Most will lose money

under Social Security plan

Mitt Romney, Paul Ryan and Frank LoBiondo have been strangely silent on Social Security, especially since this was a major part of Ryan's "Roadmap for America's Future."

Their premise is that Social Security "won't be there" for younger workers. Actually, the Congressional Budget Office predicts benefit payouts to future retirees will be better, adjusted for inflation, than those today. For example, a middle-income worker retiring in 2050 would receive $19,000 a year versus $18,000 for those retiring now. So the current program is far from "broken."

Nevertheless, under Ryan's plan, Social Security would be partially privatized, traditional benefit payments would be reduced, and the full payment retirement age would be raised to 69 by 2080. Under the plan, the traditional Social Security benefit will be cut even if you don't invest in a private account, by 39 percent for a middle-income worker. The traditional benefit will go away completely if you invest the maximum allowed, even though you would still be paying 1.15 percent of your salary into the traditional program and your employer would continue to pay 6.25 percent - unless the employer contribution is eliminated, which some suspect is the real motivation here.

Can a private investment account make up for these cuts?

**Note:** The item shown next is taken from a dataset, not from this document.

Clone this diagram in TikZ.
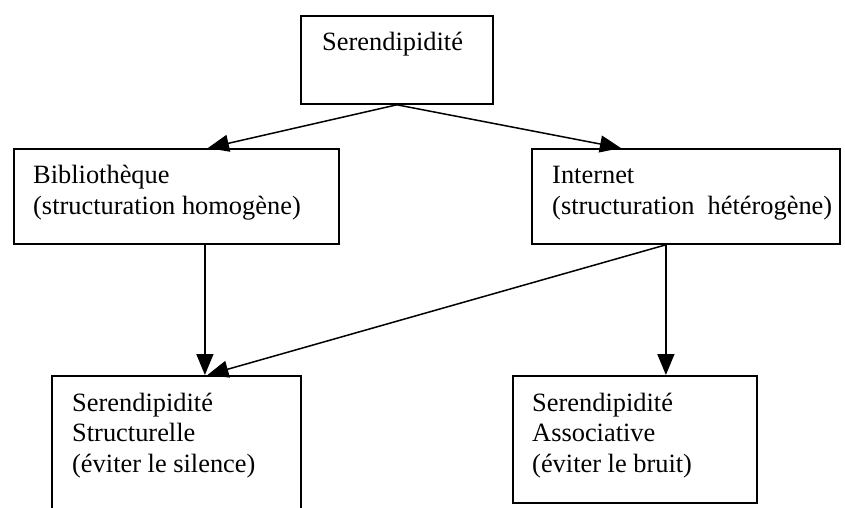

Even with historically optimistic annual stock market returns (5.1 percent per year above the inflation rate), lower-income workers could not invest enough over 40 years to make up for the cuts in the traditional program. Middle income workers could match but not do any better than the current program. Higher income workers (those earning more than $110,000) could exceed the current program's payouts by about 17 percent.

At more modest - and realistic - returns (a 2.5 percent average above inflation), benefits for low-income workers would be 75 percent less than the current program's. Middle-income earners would get 58 percent less. Higher income workers would lose 50 percent compared to the current program.

Privatizing Social Security is unnecessary. It should be resoundingly set aside at the ballot box in November.

ROBERT STERN

Beach Haven

PBS programming

could educate Romney

In saying he wants to end government funding of the Public Broadcasting Service, even though "I like Big Bird," Mitt Romney seems to equate PBS with childish entertainment. Apparently he doesn't know that PBS is called "America's largest classroom" because its programs educate people of all ages.

For example, by viewing PBS programs such as "Frontline," Romney might learn that many Americans don't pay income taxes because they have lost their jobs since Romney's companies have outsourced their work to other countries.

EARL WARMAN

Atlantic City

Who won debate?

Independent voters

Who won the first presidential debate? Independents.

President Barack Obama fought off blistering attacks from Republican candidate Mitt Romney. The president stuck to his main points for rebuilding the economy while defending saving government programs instead of scrapping them all for tax cuts for the wealthy. He remained calm and cool rather than rushing to make the next "zinger."

Independents actually respect facts, not baseless attacks. Independents pay attention to policy analysis, and they want a detailed plan for the economy that is based on sound principles.

Romney debated well. He spoke fast, interrupted the moderator, and added much-needed organization to his thoughts in his closing argument. He spoke to the moderates of his party by recommending a less extreme approach to cutting needed government programs like education, Social Security and health care. The problem is that much of what Romney said conflicts directly with his own party line and positions on the economy that his party has promoted for the past four years. Romney has even been fact-checked by his own campaign - damage control to reign in promises made at the debate.

Obama may have "lost" the debate, but independents will win the war. Independents will ultimately choose a candidate who sticks to the facts and lays out specifics. They will not follow a candidate who drastically changes his position for the sake of convenience.

LUCAS T. NASCIMENTO

Ventnor

Interview experience

shows A.C. cronyism

Recently, I had a job interview at an agency in Atlantic City. I am qualified for the position, but I don't think I'm going to get the job.

While I was waiting in the lobby to be interviewed, a very rude woman was speaking to another employee, and, while using profane language, very loudly said, "That position is already slated, (so and so) is bringing their friend in. I dont know why they waste their time bringing people in off the street."

I think that was unprofessional and uncalled-for. There is no reason to make me feel uncomfortable. I am only trying to obtain gainful employment, and I should not have to endure that type of treatment. No wonder this city is so corrupted.